Lo que muchos esperaban era un final más calmado, más sabroso… algo que se pudiera masticar, no tragar de golpe como si estuvieras llegando tarde a algo. Porque cuando llevas todo el libro metido hasta el cuello, lo mínimo es que te dejen disfrutar el desenlace con calma, ¿no?

Y luego está el tema espinoso de los personajes y ciertos asuntos delicados. La forma en la que se presenta a las mujeres, la secta, sus creencias… ahí hay chicha para rato. Hay quien lo ha visto como un acierto, y hay quien ha pensado que todo se queda un poco a medio gas. Como si faltara profundidad, sensibilidad… o directamente ganas de meterse en el barro.

Así que sí, es un libro que engancha, que te arrastra, que te tiene ahí sin pestañear… pero al llegar al final, a más de uno le ha quedado esa sensación de “vale, ¿y ahora qué?”. Y no es poca cosa.

A ver, por mucho que algunos le busquen las vueltas, «El día que se perdió el amor» engancha. Y punto. Puedes criticarle lo que quieras —que si es muy comercial, que si va de listillo con los giros— pero lo cierto es que Javier Castillo sabe cómo tenerte pegado al libro… como cuando te quedas viendo una serie hasta las tantas y dices: “Venga, un capítulo más y a dormir” (spoiler: no duermes).

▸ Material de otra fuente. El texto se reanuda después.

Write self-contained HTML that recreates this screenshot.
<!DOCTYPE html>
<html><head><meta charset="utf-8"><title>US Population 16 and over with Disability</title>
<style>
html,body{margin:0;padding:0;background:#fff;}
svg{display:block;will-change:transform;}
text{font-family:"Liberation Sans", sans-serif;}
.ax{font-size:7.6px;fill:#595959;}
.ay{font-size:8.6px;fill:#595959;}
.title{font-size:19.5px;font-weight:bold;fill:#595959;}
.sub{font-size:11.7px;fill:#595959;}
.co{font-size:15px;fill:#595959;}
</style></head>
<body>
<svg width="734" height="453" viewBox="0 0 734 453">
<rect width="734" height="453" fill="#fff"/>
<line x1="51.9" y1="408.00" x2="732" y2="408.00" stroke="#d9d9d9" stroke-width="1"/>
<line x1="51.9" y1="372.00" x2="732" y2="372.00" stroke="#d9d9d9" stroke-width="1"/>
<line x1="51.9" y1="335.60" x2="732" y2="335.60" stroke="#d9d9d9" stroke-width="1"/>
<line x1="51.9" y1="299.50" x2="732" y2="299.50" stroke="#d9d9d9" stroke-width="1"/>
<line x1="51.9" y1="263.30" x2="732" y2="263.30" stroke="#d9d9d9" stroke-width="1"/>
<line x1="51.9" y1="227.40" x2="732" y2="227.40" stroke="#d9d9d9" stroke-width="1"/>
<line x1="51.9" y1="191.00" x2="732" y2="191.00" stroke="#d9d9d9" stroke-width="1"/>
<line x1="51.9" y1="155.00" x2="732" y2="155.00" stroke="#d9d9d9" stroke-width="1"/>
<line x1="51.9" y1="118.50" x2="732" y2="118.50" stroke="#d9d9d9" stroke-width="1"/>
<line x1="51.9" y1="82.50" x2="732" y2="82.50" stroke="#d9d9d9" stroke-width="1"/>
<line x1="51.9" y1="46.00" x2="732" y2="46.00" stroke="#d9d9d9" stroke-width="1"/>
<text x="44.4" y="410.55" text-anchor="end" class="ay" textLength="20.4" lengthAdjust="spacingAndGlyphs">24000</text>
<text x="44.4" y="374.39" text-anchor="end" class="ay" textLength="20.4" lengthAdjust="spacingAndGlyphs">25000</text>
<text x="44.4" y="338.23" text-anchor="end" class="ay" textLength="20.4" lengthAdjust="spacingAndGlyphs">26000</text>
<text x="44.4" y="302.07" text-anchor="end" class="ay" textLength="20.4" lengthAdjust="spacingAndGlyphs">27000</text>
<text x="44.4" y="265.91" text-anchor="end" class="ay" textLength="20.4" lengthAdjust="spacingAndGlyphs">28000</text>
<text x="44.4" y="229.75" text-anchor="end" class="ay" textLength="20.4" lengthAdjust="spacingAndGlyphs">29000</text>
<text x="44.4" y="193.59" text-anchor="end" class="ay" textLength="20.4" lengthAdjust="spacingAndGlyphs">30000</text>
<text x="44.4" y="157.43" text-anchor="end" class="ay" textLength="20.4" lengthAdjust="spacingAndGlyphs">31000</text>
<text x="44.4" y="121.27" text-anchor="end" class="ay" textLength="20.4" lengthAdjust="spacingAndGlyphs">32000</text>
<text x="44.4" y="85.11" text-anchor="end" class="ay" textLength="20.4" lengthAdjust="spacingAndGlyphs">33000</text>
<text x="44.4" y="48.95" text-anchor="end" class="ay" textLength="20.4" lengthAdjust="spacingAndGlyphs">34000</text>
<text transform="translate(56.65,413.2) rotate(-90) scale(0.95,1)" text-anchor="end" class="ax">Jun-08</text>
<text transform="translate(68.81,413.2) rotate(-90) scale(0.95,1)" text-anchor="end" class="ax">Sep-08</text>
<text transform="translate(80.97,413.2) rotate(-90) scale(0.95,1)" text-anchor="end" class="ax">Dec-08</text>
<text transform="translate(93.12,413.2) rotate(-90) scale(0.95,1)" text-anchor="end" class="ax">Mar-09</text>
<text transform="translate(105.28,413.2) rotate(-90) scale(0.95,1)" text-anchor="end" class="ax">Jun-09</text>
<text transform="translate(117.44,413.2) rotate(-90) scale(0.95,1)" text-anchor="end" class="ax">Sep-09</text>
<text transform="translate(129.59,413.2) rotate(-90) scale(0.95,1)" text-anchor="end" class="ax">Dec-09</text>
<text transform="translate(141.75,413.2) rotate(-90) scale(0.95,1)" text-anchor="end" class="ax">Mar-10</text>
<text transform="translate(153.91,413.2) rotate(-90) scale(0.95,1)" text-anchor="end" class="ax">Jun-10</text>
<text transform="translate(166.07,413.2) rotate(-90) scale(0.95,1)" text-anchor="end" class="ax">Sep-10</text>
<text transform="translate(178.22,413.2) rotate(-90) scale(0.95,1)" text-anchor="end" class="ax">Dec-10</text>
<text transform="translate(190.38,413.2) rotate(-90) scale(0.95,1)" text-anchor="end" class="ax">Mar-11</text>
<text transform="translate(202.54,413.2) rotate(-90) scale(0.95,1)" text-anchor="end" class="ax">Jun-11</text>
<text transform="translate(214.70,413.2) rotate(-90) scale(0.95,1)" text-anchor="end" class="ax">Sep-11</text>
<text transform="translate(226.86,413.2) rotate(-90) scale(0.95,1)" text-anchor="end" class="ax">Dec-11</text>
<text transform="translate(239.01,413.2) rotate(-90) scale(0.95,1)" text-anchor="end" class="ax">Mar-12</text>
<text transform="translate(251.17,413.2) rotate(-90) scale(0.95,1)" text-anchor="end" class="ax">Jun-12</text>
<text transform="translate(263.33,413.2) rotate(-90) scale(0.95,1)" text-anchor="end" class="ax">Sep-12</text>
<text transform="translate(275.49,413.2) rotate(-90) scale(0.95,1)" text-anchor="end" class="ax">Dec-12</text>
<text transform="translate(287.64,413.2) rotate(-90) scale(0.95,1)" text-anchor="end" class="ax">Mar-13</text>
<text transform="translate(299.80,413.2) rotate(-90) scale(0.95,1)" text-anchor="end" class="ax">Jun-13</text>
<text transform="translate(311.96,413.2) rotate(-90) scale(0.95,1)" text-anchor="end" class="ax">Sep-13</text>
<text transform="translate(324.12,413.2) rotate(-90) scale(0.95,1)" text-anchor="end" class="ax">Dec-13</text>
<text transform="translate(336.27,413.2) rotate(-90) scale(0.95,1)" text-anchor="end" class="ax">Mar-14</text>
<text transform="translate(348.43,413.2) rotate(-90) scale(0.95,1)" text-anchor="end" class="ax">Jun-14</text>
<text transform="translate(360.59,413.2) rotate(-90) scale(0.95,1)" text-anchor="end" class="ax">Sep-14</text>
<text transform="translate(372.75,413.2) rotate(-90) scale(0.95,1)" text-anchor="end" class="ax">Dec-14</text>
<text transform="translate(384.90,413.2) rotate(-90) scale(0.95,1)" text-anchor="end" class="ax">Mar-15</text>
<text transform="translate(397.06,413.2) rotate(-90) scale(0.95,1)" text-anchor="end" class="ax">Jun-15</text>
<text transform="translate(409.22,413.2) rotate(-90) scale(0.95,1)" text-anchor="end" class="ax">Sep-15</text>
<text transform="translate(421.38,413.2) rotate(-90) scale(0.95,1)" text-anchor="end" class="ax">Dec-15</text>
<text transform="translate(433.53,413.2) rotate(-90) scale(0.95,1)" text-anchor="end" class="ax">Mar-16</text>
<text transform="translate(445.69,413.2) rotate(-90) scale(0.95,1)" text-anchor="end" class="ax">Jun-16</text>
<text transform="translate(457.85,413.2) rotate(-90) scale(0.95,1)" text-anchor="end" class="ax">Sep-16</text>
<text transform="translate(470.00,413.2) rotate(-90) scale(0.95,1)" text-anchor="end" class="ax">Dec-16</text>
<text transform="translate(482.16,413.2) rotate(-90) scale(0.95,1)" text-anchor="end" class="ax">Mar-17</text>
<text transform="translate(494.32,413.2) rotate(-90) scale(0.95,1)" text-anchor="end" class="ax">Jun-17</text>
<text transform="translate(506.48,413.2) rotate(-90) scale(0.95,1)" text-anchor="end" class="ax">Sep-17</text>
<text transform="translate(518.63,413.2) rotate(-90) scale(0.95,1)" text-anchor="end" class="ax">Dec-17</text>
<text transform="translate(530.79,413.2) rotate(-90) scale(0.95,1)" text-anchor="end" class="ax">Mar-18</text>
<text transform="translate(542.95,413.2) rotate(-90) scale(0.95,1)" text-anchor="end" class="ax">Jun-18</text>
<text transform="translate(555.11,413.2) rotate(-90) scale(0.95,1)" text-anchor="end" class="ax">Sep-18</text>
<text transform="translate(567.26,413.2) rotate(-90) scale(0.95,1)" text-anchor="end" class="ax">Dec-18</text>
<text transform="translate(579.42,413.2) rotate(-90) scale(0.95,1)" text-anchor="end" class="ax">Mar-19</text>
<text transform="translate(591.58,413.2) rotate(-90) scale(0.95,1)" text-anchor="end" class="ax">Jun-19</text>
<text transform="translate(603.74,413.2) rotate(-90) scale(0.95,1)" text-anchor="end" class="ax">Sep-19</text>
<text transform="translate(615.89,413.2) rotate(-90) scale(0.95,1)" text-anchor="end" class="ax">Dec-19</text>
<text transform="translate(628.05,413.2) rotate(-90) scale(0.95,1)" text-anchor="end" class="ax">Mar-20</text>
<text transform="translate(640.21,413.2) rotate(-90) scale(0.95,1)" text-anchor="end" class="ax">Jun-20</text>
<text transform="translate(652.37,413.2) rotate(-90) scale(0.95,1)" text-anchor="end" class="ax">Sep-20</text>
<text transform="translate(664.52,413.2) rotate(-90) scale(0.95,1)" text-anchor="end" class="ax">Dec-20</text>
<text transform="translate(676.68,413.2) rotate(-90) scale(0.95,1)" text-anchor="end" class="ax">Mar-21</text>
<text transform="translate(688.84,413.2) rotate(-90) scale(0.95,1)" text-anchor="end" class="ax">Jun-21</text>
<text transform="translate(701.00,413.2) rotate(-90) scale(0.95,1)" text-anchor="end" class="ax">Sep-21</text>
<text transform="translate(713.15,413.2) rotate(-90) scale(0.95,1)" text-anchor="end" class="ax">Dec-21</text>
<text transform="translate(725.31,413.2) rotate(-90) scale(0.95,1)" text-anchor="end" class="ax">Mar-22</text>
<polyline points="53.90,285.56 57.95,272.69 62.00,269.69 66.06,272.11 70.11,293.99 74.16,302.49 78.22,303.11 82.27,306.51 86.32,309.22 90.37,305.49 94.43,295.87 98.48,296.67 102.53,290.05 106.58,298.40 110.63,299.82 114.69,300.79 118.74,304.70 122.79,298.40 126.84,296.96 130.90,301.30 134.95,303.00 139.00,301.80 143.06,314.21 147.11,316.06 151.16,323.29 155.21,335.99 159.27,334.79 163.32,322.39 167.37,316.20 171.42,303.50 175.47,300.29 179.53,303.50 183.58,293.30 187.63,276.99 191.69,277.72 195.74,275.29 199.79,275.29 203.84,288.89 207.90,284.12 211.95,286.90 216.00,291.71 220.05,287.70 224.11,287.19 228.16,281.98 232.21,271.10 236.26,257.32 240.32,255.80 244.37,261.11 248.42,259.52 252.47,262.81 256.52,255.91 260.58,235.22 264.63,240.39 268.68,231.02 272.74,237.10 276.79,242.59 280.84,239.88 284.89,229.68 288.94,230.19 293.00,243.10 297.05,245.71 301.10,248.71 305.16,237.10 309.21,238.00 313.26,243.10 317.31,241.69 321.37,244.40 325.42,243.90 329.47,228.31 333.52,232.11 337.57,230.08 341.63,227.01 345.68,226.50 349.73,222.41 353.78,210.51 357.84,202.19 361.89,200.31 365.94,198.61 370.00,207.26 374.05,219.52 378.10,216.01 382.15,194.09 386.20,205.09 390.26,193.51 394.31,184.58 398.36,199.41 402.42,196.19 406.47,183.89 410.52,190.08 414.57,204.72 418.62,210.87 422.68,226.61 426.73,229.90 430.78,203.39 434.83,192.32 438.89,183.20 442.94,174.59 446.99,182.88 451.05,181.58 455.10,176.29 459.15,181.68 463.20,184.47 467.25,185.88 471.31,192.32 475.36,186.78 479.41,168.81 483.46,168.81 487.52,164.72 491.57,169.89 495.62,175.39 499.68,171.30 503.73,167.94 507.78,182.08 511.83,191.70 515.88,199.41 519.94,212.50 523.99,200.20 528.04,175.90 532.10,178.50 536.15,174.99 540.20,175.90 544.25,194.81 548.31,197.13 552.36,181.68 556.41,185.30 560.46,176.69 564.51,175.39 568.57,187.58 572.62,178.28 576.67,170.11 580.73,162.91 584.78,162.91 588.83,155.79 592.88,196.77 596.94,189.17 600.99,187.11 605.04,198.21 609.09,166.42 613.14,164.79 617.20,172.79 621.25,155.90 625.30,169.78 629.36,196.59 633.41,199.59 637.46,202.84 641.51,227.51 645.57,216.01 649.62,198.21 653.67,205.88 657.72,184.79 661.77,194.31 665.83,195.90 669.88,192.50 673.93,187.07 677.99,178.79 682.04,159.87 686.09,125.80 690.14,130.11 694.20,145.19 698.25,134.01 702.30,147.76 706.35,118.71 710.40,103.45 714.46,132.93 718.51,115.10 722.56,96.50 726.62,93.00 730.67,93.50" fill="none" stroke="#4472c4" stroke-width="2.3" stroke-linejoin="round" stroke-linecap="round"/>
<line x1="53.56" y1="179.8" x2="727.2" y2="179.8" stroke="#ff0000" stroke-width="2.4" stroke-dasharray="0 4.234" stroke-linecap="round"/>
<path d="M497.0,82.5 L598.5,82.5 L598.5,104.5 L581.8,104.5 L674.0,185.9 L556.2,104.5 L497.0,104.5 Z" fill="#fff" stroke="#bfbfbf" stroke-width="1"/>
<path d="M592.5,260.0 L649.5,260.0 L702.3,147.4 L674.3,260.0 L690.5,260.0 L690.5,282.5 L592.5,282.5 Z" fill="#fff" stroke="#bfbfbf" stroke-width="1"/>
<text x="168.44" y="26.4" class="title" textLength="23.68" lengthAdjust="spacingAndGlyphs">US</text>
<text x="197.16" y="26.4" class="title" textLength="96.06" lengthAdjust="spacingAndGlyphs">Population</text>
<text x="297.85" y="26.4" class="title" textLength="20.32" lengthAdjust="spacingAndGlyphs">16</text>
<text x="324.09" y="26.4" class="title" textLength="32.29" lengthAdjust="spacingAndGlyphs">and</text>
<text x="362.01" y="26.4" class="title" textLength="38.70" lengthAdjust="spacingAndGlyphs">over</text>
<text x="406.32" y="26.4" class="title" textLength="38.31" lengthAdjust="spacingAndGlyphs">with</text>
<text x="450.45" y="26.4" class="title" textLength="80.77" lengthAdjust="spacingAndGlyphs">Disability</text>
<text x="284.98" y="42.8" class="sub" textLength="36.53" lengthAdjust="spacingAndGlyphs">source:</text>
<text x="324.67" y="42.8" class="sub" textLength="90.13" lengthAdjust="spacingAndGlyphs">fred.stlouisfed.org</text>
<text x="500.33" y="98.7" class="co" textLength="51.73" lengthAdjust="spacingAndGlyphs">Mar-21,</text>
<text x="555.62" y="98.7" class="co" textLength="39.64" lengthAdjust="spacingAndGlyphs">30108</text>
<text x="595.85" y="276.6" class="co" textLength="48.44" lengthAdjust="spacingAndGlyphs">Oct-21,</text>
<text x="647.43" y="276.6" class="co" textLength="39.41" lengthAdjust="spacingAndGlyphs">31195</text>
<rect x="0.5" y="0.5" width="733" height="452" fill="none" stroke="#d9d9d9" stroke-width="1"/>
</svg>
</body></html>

Este tipo tiene un don para meter suspense, líos bien enredados y sorpresas que no ves venir ni aunque te avisen con antelación. Y eso, aunque a algunos les reviente, tiene mérito.

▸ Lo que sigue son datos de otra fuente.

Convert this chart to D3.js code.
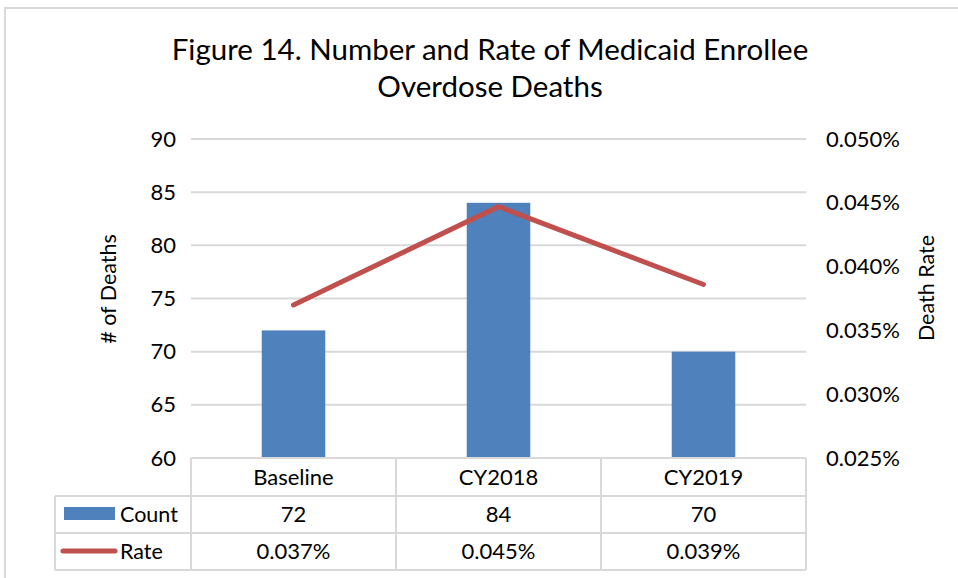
<!DOCTYPE html>
<html><head><meta charset="utf-8">
<script src="https://cdn.jsdelivr.net/npm/d3@7/dist/d3.min.js"></script>
<style>
html,body{margin:0;padding:0;background:#fff;}
svg text{font-family:"Lato","Open Sans",sans-serif;fill:#000;}
</style></head>
<body><svg id="chart" width="958" height="578"></svg>
<script>
const categories = ["Baseline", "CY2018", "CY2019"];
const counts = [72, 84, 70];
const rates = [0.0370, 0.0447, 0.0386];
const rateLabels = ["0.037%", "0.045%", "0.039%"];
const leftTicks = [60, 65, 70, 75, 80, 85, 90];
const rightTicks = [0.025, 0.030, 0.035, 0.040, 0.045, 0.050];
const titleLines = ["Figure 14. Number and Rate of Medicaid Enrollee", "Overdose Deaths"];
const seriesNames = ["Count", "Rate"];

const svg = d3.select("#chart");
const barColor = "#4F81BD", lineColor = "#C0504D", gridColor = "#D9D9D9";
const L = 191, R = 806, T = 139, B = 458;

// outer frame (top and left edges visible)
svg.append("line").attr("x1", 5).attr("x2", 958).attr("y1", 8).attr("y2", 8)
  .attr("stroke", "#D9D9D9").attr("stroke-width", 2);
svg.append("line").attr("x1", 5).attr("x2", 5).attr("y1", 7).attr("y2", 578)
  .attr("stroke", "#D9D9D9").attr("stroke-width", 2);

// title
svg.selectAll("text.title").data(titleLines).enter().append("text")
  .attr("class", "title").attr("x", 490).attr("y", (d, i) => 60 + i * 37)
  .attr("text-anchor", "middle").style("font-size", "29.5px").text(d => d);

const x = d3.scaleBand().domain(categories).range([L, R]).padding(0);
const yL = d3.scaleLinear().domain([60, 90]).range([B, T]);
const yR = d3.scaleLinear().domain([0.025, 0.05]).range([B, T]);

// gridlines
svg.append("g").selectAll("line").data(leftTicks.slice(1)).enter().append("line")
  .attr("x1", L).attr("x2", R).attr("y1", d => yL(d)).attr("y2", d => yL(d))
  .attr("stroke", gridColor).attr("stroke-width", 2);

// left axis
const axL = d3.axisLeft(yL).tickValues(leftTicks).tickSize(0).tickPadding(0);
const gL = svg.append("g").attr("transform", `translate(${176},0)`).call(axL);
gL.select(".domain").remove();
gL.selectAll("text").style("font-size", "22px").attr("fill", "#000").attr("x", 0);

// right axis
const axR = d3.axisRight(yR).tickValues(rightTicks).tickSize(0).tickPadding(0)
  .tickFormat(d => d3.format(".3f")(d) + "%");
const gR = svg.append("g").attr("transform", `translate(${826},0)`).call(axR);
gR.select(".domain").remove();
gR.selectAll("text").style("font-size", "22px").attr("fill", "#000");

// axis titles
svg.append("text").attr("transform", "translate(116,289) rotate(-90)")
  .attr("text-anchor", "middle").style("font-size", "21.5px").text("# of Deaths");
svg.append("text").attr("transform", "translate(934,288) rotate(-90)")
  .attr("text-anchor", "middle").style("font-size", "21.5px").text("Death Rate");

// bars
const bw = x.bandwidth() * 0.31;
svg.append("g").selectAll("rect").data(counts).enter().append("rect")
  .attr("x", (d, i) => x(categories[i]) + x.bandwidth() / 2 - bw / 2)
  .attr("width", bw)
  .attr("y", d => yL(d)).attr("height", d => B - yL(d))
  .attr("fill", barColor);

// line
const line = d3.line().x((d, i) => x(categories[i]) + x.bandwidth() / 2).y(d => yR(d));
svg.append("path").datum(rates).attr("d", line).attr("fill", "none")
  .attr("stroke", lineColor).attr("stroke-width", 5).attr("stroke-linecap", "round")
  .attr("stroke-linejoin", "round");

// data table
const rowY = [B, 496, 533, 570];
const tL = 55;
const tg = svg.append("g").attr("stroke", gridColor).attr("stroke-width", 2).attr("fill", "none");
tg.append("line").attr("x1", L).attr("x2", R).attr("y1", rowY[0]).attr("y2", rowY[0]);
[1, 2, 3].forEach(k => tg.append("line").attr("x1", tL).attr("x2", R).attr("y1", rowY[k]).attr("y2", rowY[k]));
tg.append("line").attr("x1", tL).attr("x2", tL).attr("y1", rowY[1]).attr("y2", rowY[3]);
categories.concat(["_end"]).forEach((c, i) => {
  const xx = i < categories.length ? x(c) : R;
  tg.append("line").attr("x1", xx).attr("x2", xx).attr("y1", rowY[0]).attr("y2", rowY[3]);
});

const mid = k => (rowY[k] + rowY[k + 1]) / 2;
svg.append("g").selectAll("text").data(categories).enter().append("text")
  .attr("x", d => x(d) + x.bandwidth() / 2).attr("y", mid(0)).attr("dy", "0.35em")
  .attr("text-anchor", "middle").style("font-size", "22px").text(d => d);
svg.append("g").selectAll("text").data(counts).enter().append("text")
  .attr("x", (d, i) => x(categories[i]) + x.bandwidth() / 2).attr("y", mid(1)).attr("dy", "0.35em")
  .attr("text-anchor", "middle").style("font-size", "22px").text(d => d);
svg.append("g").selectAll("text").data(rateLabels).enter().append("text")
  .attr("x", (d, i) => x(categories[i]) + x.bandwidth() / 2).attr("y", mid(2)).attr("dy", "0.35em")
  .attr("text-anchor", "middle").style("font-size", "22px").text(d => d);

// legend keys
svg.append("rect").attr("x", 64).attr("y", 507).attr("width", 51).attr("height", 13).attr("fill", barColor);
svg.append("line").attr("x1", 63).attr("x2", 115).attr("y1", 551).attr("y2", 551)
  .attr("stroke", lineColor).attr("stroke-width", 5).attr("stroke-linecap", "round");
svg.append("g").selectAll("text").data(seriesNames).enter().append("text")
  .attr("x", 120).attr("y", (d, i) => mid(i + 1)).attr("dy", "0.35em")
  .style("font-size", "21.5px").text(d => d);
</script></body></html>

¿El final? Una locura. Así, sin anestesia. Te lanza de un lado a otro, te suelta un par de bombazos… y cuando crees que puedes respirar, ¡zas!, se acaba. ¿Es rápido? Sí. ¿Demasiado? Puede ser. Pero mejor eso que un final tibio y predecible que te deja igual que estabas.

Así que si te va el thriller, los misterios, y que te retuerzan un poco la cabeza (en el buen sentido, claro), este libro te va a gustar. Y si no… pues nada, hay mucha novela romántica por ahí también.

Pero vamos, que Javier Castillo lo ha vuelto a hacer. Y lo peor —o lo mejor— es que te deja con ganas de más.